Another Required Climate Prediction Do-Over: Researchers Admit More CO2 Means Plants Need Less Water
The consensus alarmist-scientist community has again been discomforted with new empirical evidence that confirms the findings of past research done by scientists skeptical of human-caused catastrophic global warming.
The new study, officially published in a publication from the Proceedings of the National Academy of Sciences, shows:
"....that water conserved by plants under high CO2 conditions compensates for much of the effect of warmer temperatures, retaining more water on land than predicted in commonly used drought assessments....the implications of plants needing less water with more CO2 in the environment changes assumptions of climate change impacts on agriculture, water resources, wildfire risk, and plant growth..."New satellite observations and improvements in our understanding hydrological cycle have led to significant advances in our ability to model changes in soil moisture," said Randerson. "Unfortunately, using proxy estimates of drought stress can give us misleading results because they ignore well-established principles from plant physiology."."

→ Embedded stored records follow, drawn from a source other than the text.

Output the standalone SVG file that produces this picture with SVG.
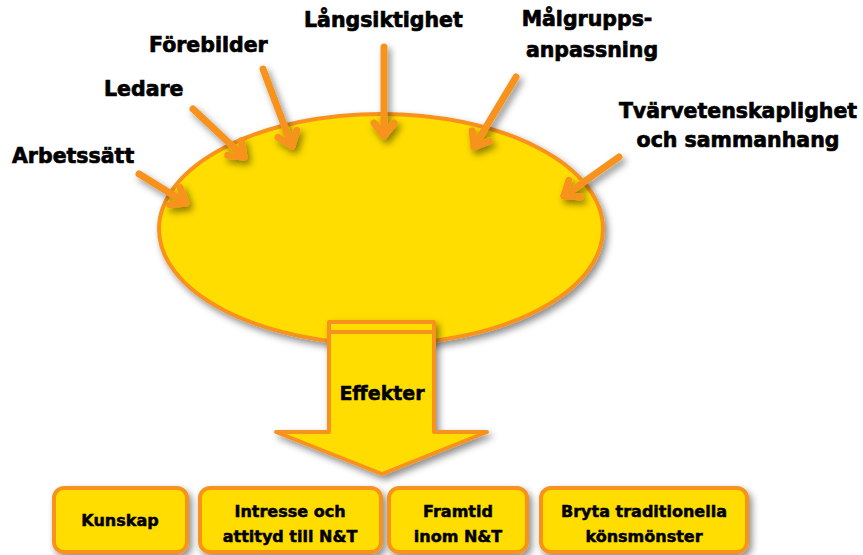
<svg xmlns="http://www.w3.org/2000/svg" width="863" height="555" viewBox="0 0 863 555">
<defs>
<filter id="sh" x="-20%" y="-20%" width="150%" height="150%">
<feDropShadow dx="3" dy="4" stdDeviation="3.5" flood-color="#000" flood-opacity="0.45"/>
</filter>
<marker id="ah" markerUnits="userSpaceOnUse" markerWidth="30" markerHeight="30" viewBox="-20 -15 30 30" refX="0" refY="0" orient="auto">
<path d="M-13,-10 L0,0 L-13,10" fill="none" stroke="#F7931E" stroke-width="7" stroke-linecap="round" stroke-linejoin="round"/>
</marker>
</defs>
<style>
.lbl{font-family:"DejaVu Sans",sans-serif;font-weight:bold;font-size:20.5px;fill:#000;stroke:#000;stroke-width:0.7px}
.box{fill:#FFDD00;stroke:#F7931E;stroke-width:4}
.btxt{font-family:"DejaVu Sans",sans-serif;font-weight:bold;font-size:16px;fill:#000;stroke:#000;stroke-width:0.5px;text-anchor:middle}
.con{stroke:#F7931E;stroke-width:7;stroke-linecap:round;fill:none}
</style>
<rect width="863" height="555" fill="#fff"/>

<g id="center" filter="url(#sh)">
<ellipse cx="381" cy="229" rx="222" ry="115" fill="#FFDD00" stroke="#F7931E" stroke-width="4"/>
</g>

<g id="effekter">
<g filter="url(#sh)">
<path d="M329,322 L434,322 L434,432 L487,432 L382,474 L276,432 L329,432 Z" class="box" stroke-linejoin="round"/>
<line x1="329" y1="332" x2="434" y2="332" stroke="#F7931E" stroke-width="4"/>
</g>
<text x="382" y="400" class="btxt" style="font-size:19px">Effekter</text>
</g>

<g id="labels">
<g id="n-arbetssatt"><text x="12" y="163" class="lbl">Arbetssätt</text></g>
<g id="n-ledare"><text x="104" y="96" class="lbl">Ledare</text></g>
<g id="n-forebilder"><text x="149" y="52" class="lbl">Förebilder</text></g>
<g id="n-langsiktighet"><text x="304" y="27" class="lbl">Långsiktighet</text></g>
<g id="n-malgrupps"><text x="587" y="26" class="lbl" text-anchor="middle">Målgrupps-</text><text x="592" y="57" class="lbl" text-anchor="middle">anpassning</text></g>
<g id="n-tvarvet"><text x="738" y="118" class="lbl" text-anchor="middle">Tvärvetenskaplighet</text><text x="738" y="147" class="lbl" text-anchor="middle">och sammanhang</text></g>
</g>

<g id="connectors" filter="url(#sh)">
<line class="con" x1="139" y1="174" x2="186" y2="203" marker-end="url(#ah)"/>
<line class="con" x1="193" y1="109" x2="244" y2="157" marker-end="url(#ah)"/>
<line class="con" x1="263" y1="69" x2="292" y2="146" marker-end="url(#ah)"/>
<line class="con" x1="384" y1="47" x2="384" y2="136" marker-end="url(#ah)"/>
<line class="con" x1="516" y1="77" x2="474" y2="147" marker-end="url(#ah)"/>
<line class="con" x1="619" y1="157" x2="564" y2="196" marker-end="url(#ah)"/>
</g>

<g id="b-kunskap">
<rect x="54" y="488" width="133" height="64" rx="10" class="box" filter="url(#sh)"/>
<text x="120" y="526" class="btxt">Kunskap</text>
</g>
<g id="b-intresse">
<rect x="200" y="488" width="181" height="64" rx="10" class="box" filter="url(#sh)"/>
<text x="290" y="517" class="btxt">Intresse och</text>
<text x="290" y="542" class="btxt">attityd till N&amp;T</text>
</g>
<g id="b-framtid">
<rect x="389" y="488" width="138" height="64" rx="10" class="box" filter="url(#sh)"/>
<text x="458" y="517" class="btxt">Framtid</text>
<text x="458" y="542" class="btxt">inom N&amp;T</text>
</g>
<g id="b-bryta">
<rect x="541" y="488" width="206" height="64" rx="10" class="box" filter="url(#sh)"/>
<text x="644" y="517" class="btxt">Bryta traditionella</text>
<text x="644" y="542" class="btxt">könsmönster</text>
</g>
</svg>
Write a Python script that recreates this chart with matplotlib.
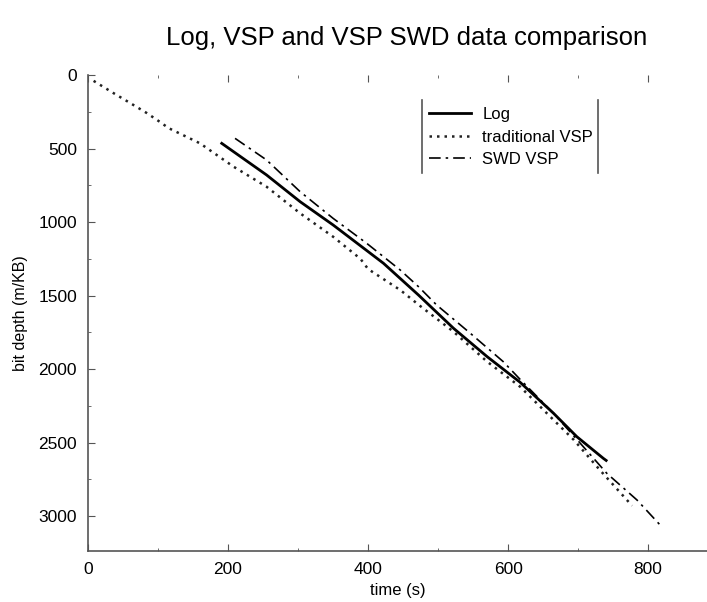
import numpy as np
import matplotlib
matplotlib.use("Agg")
import matplotlib.pyplot as plt
from matplotlib.lines import Line2D
from matplotlib.ticker import MultipleLocator

plt.rcParams['font.family'] = ['Liberation Sans', 'DejaVu Sans']

# traditional VSP (dotted)
vsp_t = [8, 36, 60, 84, 103, 115, 160, 208, 255, 303, 350, 389, 400, 446, 474, 522, 570, 617, 665, 694, 731, 777]
vsp_d = [40, 122, 190, 259, 320, 361, 465, 624, 760, 941, 1100, 1250, 1320, 1463, 1570, 1746, 1950, 2120, 2347, 2483, 2687, 2930]

# log (solid)
log_t = [191, 255, 303, 350, 379, 422, 472, 522, 570, 617, 665, 698, 736, 740]
log_d = [465, 680, 862, 1020, 1125, 1281, 1497, 1723, 1916, 2090, 2302, 2460, 2608, 2622]

# SWD VSP (dash-dot)
swd_t = [210, 255, 303, 350, 398, 446, 472, 498, 546, 593, 617, 665, 703, 741, 784, 817]
swd_d = [431, 578, 794, 975, 1145, 1327, 1440, 1565, 1757, 1950, 2070, 2302, 2505, 2710, 2891, 3061]

fig = plt.figure(figsize=(7.07, 6.02), dpi=100)
ax = fig.add_axes([88/707, 1-551/602, 1-88/707, (551-75)/602])

ax.plot(log_t, log_d, color='black', lw=2.0, label='Log')
ax.plot(vsp_t, vsp_d, color='#222222', lw=1.8, linestyle=(0, (1, 2)), label='traditional VSP')
ax.plot(swd_t, swd_d, color='black', lw=1.2, linestyle=(0, (7, 3, 1.5, 3)), label='SWD VSP')

ax.set_xlim(0, 884)
ax.set_ylim(3238, 0)
ax.xaxis.set_major_locator(MultipleLocator(200))
ax.xaxis.set_minor_locator(MultipleLocator(100))
ax.yaxis.set_major_locator(MultipleLocator(500))
ax.yaxis.set_minor_locator(MultipleLocator(250))
ax.tick_params(which='both', direction='in', top=True, right=False, colors='#555555',
               labelcolor='black', labelsize=12.5, pad=8)
ax.tick_params(which='major', length=5)
ax.tick_params(which='minor', length=2.5)
for s in ['top', 'right']:
    ax.spines[s].set_visible(False)
for s in ['left', 'bottom']:
    ax.spines[s].set_color('#555555')
    ax.spines[s].set_linewidth(1.2)

ax.set_xlabel('time (s)', fontsize=12)
ax.set_ylabel('bit depth (m/KB)', fontsize=11.5, labelpad=7)
fig.text(407/707, 1-38/602, 'Log, VSP and VSP SWD data comparison', ha='center', va='center', fontsize=18.5)

leg = ax.legend(loc='upper left', bbox_to_anchor=(429/707, 1-107/602), bbox_transform=fig.transFigure,
                frameon=False, fontsize=12, handlelength=2.5, handletextpad=0.7,
                labelspacing=0.45, borderpad=0, borderaxespad=0)
for x in [422, 598]:
    fig.add_artist(Line2D([x/707, x/707], [1-100/602, 1-173/602], color='#555555', lw=1.2))

fig.savefig('out.png', dpi=100)
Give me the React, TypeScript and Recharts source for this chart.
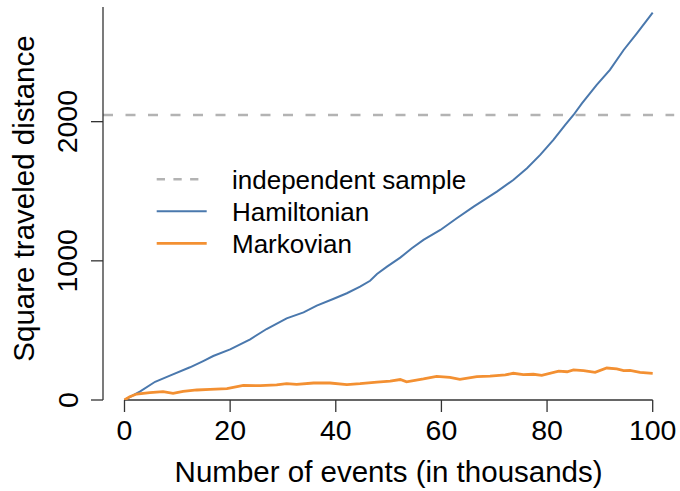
import { LineChart, Line, XAxis, YAxis, ReferenceLine, Label } from 'recharts';

// Hamiltonian curve (x in thousands of events, y = square traveled distance)
const hamX = [0, 2.9, 5.8, 8.6, 12.4, 14.9, 16.8, 20, 23.8, 26.9, 30.7, 33.9, 36.4, 39.5, 42.1, 44.6, 46.5, 47.8, 49.7, 52.2, 54.4, 56.6, 59.8, 62.9, 66.1, 70.5, 73.6, 76.2, 78.7, 81.2, 83.4, 85, 86.6, 89.4, 91.9, 94.5, 97, 100];
const hamY = [0, 60, 131, 175, 235, 280, 316, 364, 436, 510, 587, 630, 678, 726, 767, 814, 857, 905, 958, 1023, 1090, 1150, 1222, 1306, 1389, 1497, 1581, 1665, 1761, 1869, 1976, 2048, 2132, 2264, 2372, 2515, 2635, 2783];

// Markovian curve
const markX = [0, 1, 2.3, 4.8, 7.3, 9.2, 11.1, 13.7, 16.2, 19.4, 22.5, 25.7, 28.8, 30.7, 32.6, 35.8, 38.9, 42.1, 44.6, 47.8, 50.3, 52.2, 53.4, 56.6, 59.1, 61.6, 63.5, 66.7, 69.2, 72.1, 73.6, 75.5, 77.4, 79, 82.2, 83.8, 85, 86.9, 89.1, 91.3, 93.2, 94.5, 95.7, 97.6, 100];
const markY = [0, 24, 43, 53, 60, 48, 62, 72, 77, 81, 105, 103, 108, 117, 113, 122, 122, 110, 117, 129, 135, 147, 131, 151, 170, 163, 149, 168, 172, 180, 192, 182, 185, 177, 208, 203, 216, 211, 199, 230, 223, 211, 213, 199, 192];

const independentLevel = 2048;
const xTicks = [0, 20, 40, 60, 80, 100];
const yTicks = [0, 1000, 2000];
const legendLabels = ['independent sample', 'Hamiltonian', 'Markovian'];

const hamData = hamX.map((x, i) => ({ x, y: hamY[i] }));
const markData = markX.map((x, i) => ({ x, y: markY[i] }));

const FONT = '"Liberation Sans", Arial, Helvetica, sans-serif';
const BLUE = '#4a78ad';
const ORANGE = '#f39032';
const GREY = '#b3b3b3';
const AXIS = '#333333';

const XTick = ({ x, y, payload }: any) => (
  <text x={x} y={y + 26} textAnchor="middle" fontSize={28.5} fontFamily={FONT} fill="#000">
    {payload.value}
  </text>
);

const YTick = ({ x, y, payload }: any) => {
  const bx = x - 11.5;
  return (
    <text x={bx} y={y} transform={`rotate(-90 ${bx} ${y})`} textAnchor="middle" fontSize={28.5} fontFamily={FONT} fill="#000">
      {payload.value}
    </text>
  );
};

const legendRows = [
  { stroke: GREY, width: 2.5, dash: '8.3 8.4' },
  { stroke: BLUE, width: 2, dash: undefined },
  { stroke: ORANGE, width: 2.8, dash: undefined }
];

export default function App() {
  return (
    <div style={{ position: 'relative', width: 680, height: 491 }}>
      <style>{'body{margin:0}'}</style>
      <LineChart width={680} height={491} margin={{ top: 7, right: 5.8, bottom: 0, left: 0 }}>
        <XAxis
          type="number"
          dataKey="x"
          domain={[-4.07, 104.07]}
          ticks={xTicks}
          axisLine={false}
          tickLine={{ stroke: AXIS, strokeWidth: 1.3 }}
          tickSize={12}
          tick={<XTick />}
          height={91}
          allowDataOverflow
        >
          <Label
            content={() => (
              <text x={388.6} y={482} textAnchor="middle" fontSize={29.5} fontFamily={FONT} fill="#000">
                Number of events (in thousands)
              </text>
            )}
          />
        </XAxis>
        <YAxis
          type="number"
          domain={[0, 2824]}
          ticks={yTicks}
          width={103}
          axisLine={{ stroke: AXIS, strokeWidth: 1.3 }}
          tickLine={{ stroke: AXIS, strokeWidth: 1.3 }}
          tickSize={12}
          tick={<YTick />}
          allowDataOverflow
        >
          <Label
            content={() => (
              <text x={33.5} y={198.5} transform="rotate(-90 33.5 198.5)" textAnchor="middle" fontSize={29.5} fontFamily={FONT} fill="#000">
                Square traveled distance
              </text>
            )}
          />
        </YAxis>
        <ReferenceLine
          segment={[{ x: 0, y: 0 }, { x: 100, y: 0 }]}
          stroke={AXIS}
          strokeWidth={1.3}
        />
        <ReferenceLine y={independentLevel} stroke={GREY} strokeWidth={2.5} strokeDasharray="10 12.5" />
        <Line data={hamData} dataKey="y" type="linear" stroke={BLUE} strokeWidth={2} dot={false} isAnimationActive={false} />
        <Line data={markData} dataKey="y" type="linear" stroke={ORANGE} strokeWidth={2.8} dot={false} isAnimationActive={false} />
      </LineChart>
      <svg width={360} height={100} style={{ position: 'absolute', left: 150, top: 160 }}>
        {legendLabels.map((label, i) => {
          const cy = 19.3 + i * 32;
          const row = legendRows[i];
          return (
            <g key={label}>
              <line x1={6.7} x2={56.7} y1={cy} y2={cy} stroke={row.stroke} strokeWidth={row.width} strokeDasharray={row.dash} />
              <text x={82} y={cy + 9.5} fontSize={26} fontFamily={FONT} fill="#000">
                {label}
              </text>
            </g>
          );
        })}
      </svg>
    </div>
  );
}
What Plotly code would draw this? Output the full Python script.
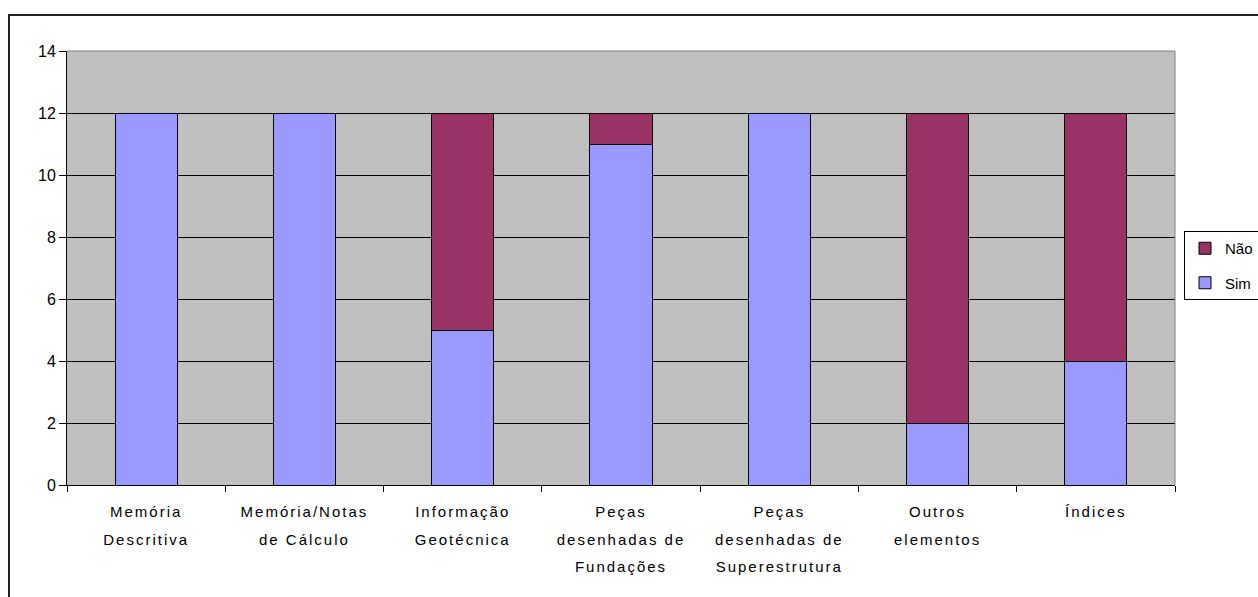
import plotly.graph_objects as go

# Categories (line breaks mark where each axis label wraps)
categories = [
    "Memória\nDescritiva",
    "Memória/Notas\nde Cálculo",
    "Informação\nGeotécnica",
    "Peças\ndesenhadas de\nFundações",
    "Peças\ndesenhadas de\nSuperestrutura",
    "Outros\nelementos",
    "Índices",
]
sim = [12, 12, 5, 11, 12, 2, 4]
nao = [0, 0, 7, 1, 0, 10, 8]
y_ticks = [0, 2, 4, 6, 8, 10, 12, 14]

W, H = 1258, 597
L, R, T, B = 67, 83, 51, 112
FONT = "Liberation Sans, Arial, sans-serif"


def px_x(px):
    return (px - L) / (W - L - R)


def px_y(py):
    return (H - B - py) / (H - T - B)


def fmt_label(s):
    # wide line pitch from the outer font size, glyphs drawn smaller in spans
    return "<br>".join(
        f"<span style='font-size:15px;letter-spacing:2px'>{ln}</span>"
        for ln in s.split("\n")
    )


fig = go.Figure()
fig.add_trace(go.Bar(
    x=categories, y=sim, name="Sim", legendgroup="sim", legendrank=2,
    marker=dict(color="#9999FF", line=dict(color="black", width=1)),
))
fig.add_trace(go.Bar(
    x=categories, y=nao, name="Não", legendgroup="nao", legendrank=1,
    marker=dict(color="#993366", line=dict(color="black", width=1)),
))

fig.update_layout(
    width=W, height=H,
    margin=dict(l=L, r=R, t=T, b=B, autoexpand=False),
    paper_bgcolor="white",
    plot_bgcolor="#C0C0C0",
    barmode="stack",
    bargap=0.608,
    font=dict(family=FONT, color="black", size=15),
    showlegend=True,
    legend=dict(
        x=px_x(1184), y=px_y(231), xanchor="left", yanchor="top",
        bgcolor="white", bordercolor="black", borderwidth=1,
        traceorder="grouped", tracegroupgap=12,
        entrywidth=70, entrywidthmode="pixels",
        font=dict(family=FONT, size=15, color="black"),
    ),
    xaxis=dict(
        tickmode="array", tickvals=categories,
        ticktext=[fmt_label(c) for c in categories],
        tickfont=dict(family=FONT, size=21, color="black"),
        ticks="outside", tickson="boundaries", ticklen=6,
        tickcolor="black", tickwidth=1, ticklabelstandoff=6,
        showline=True, linecolor="black", linewidth=1,
        showgrid=False, zeroline=False,
    ),
    yaxis=dict(
        range=[0, 14], tickmode="array", tickvals=y_ticks,
        tickfont=dict(family=FONT, size=16, color="black"),
        ticks="outside", ticklen=7, tickcolor="black", tickwidth=1,
        showline=True, linecolor="black", linewidth=1,
        showgrid=True, gridcolor="black", gridwidth=1,
        zeroline=False,
    ),
    shapes=[
        # grey frame on the top and right edges of the plot area
        dict(type="path", xref="paper", yref="paper",
             path="M 0,1 L 1,1 L 1,0",
             line=dict(color="#808080", width=1), layer="above"),
        # outer chart frame
        dict(type="rect", xref="paper", yref="paper",
             x0=px_x(9), y0=px_y(620), x1=px_x(1300), y1=px_y(15),
             line=dict(color="#202020", width=2), layer="above"),
    ],
)

fig.write_html("out.html")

"Recent studies have estimated that more than 70 percent of our planet will experience more drought as carbon dioxide levels quadruple from pre-industrial levels over about the next 100 years. But when researchers account for changes in plants' water needs, this falls to 37 percent, with bigger differences concentrated in certain regions."
You read that right. The "consensus" scientists were forced to cut almost in half climate models' simulated drought impact on the world's plant life when the actual empirical evidence was properly analyzed.
Of course, despite the contrary findings of this study, the article reminds readers that hypothetical fearmongering from computer simulations is still acceptable, such as:
"Is this good news for climate change? Although the drying may be less extreme than in some current estimates, droughts will certainly increase, researchers said, and other aspects of climate change could have severe effects on vegetation."